Ohhh. What an amazing question. The thing is, although names come to mind, comedy is often such a solitary profession. One really just admires other people and what they do. I would like to do something with Dillie Keane, who is a huge hero, or Patrick Barlow, from the National Theatre of Brent. I have an idea for him. I should try and bother him with it one day. I just need to get a bit famous first.

What made you want to come to Edinburgh Festival Fringe?

I've done it twice before - and it was a good experience. But I feel like I've come to maturity as a stand-up comedian now, and I wanted to try it again and see how I did. Previous shows had songs, and sketches, and mime, and all kinds of goofy stuff, and I wanted to try something that was 'pure' stand-up - something a bit more analytical, with more heart and punch to it. And it's a marathon in stand-up comedy. There aren't many opportunities to spend a month doing a nightly full-length show.

Is performing at EdFringe different from 'traditional' shows?

Definitely. There's a really lovely spirit there - everyone is there for the same reason.

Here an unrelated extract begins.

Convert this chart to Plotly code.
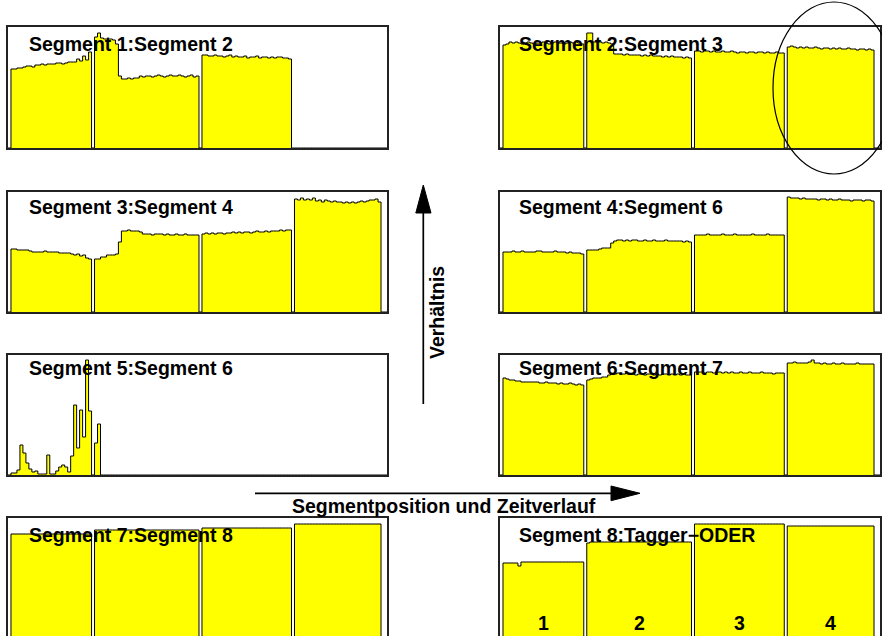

Other performers are really supportive, and audiences are, by and large, very attuned to comedy, and responsive to ideas. It can be amazing. Although, sometimes, standing flyering in the rain, seeing your face being ground into the pavement twenty yards up the road… That can be a little spirit-crushing.

If you could travel back in time and give 16 year-old you one piece of advice, what would it be?

Be single-minded and unflinching about your goal. Don't waste too much of your time dancing on the periphery of what you want to do. Most other people are far stupider than you give them credit for. And you're not fat and you're not ugly.

What advice would you give to young people who want to enter the industry?

One word: YOUTUBE. It has changed everything. It's a huge democratiser. Taking a show to Edinburgh will cost you anything from 3-10 thousand pounds. If you don't have that kind of money to blow (and who does?) then put some clips on youtube. You can film them on your phone. If they're funny enough, they'll fly and people will notice you. I'd spent twenty years working in broadcasting - writing, performing, producing and directing in radio and TV and getting nowhere. I put a clip on YouTube called 'Radio 4 in 4 Minutes' (https://www.youtube.com/watch?v=VdOr5FpLKR8) and it completely rebooted my career. Nobody cared about anything I'd done prior to then.

Do you have social media that our readers can follow you on?

I do! @jakeyapp on Twitter, and www.facebook.com/JakeYapp. I have finally sorted out my website, too: www.jakeyapp.co.uk

Where can people catch your show during EdFringe?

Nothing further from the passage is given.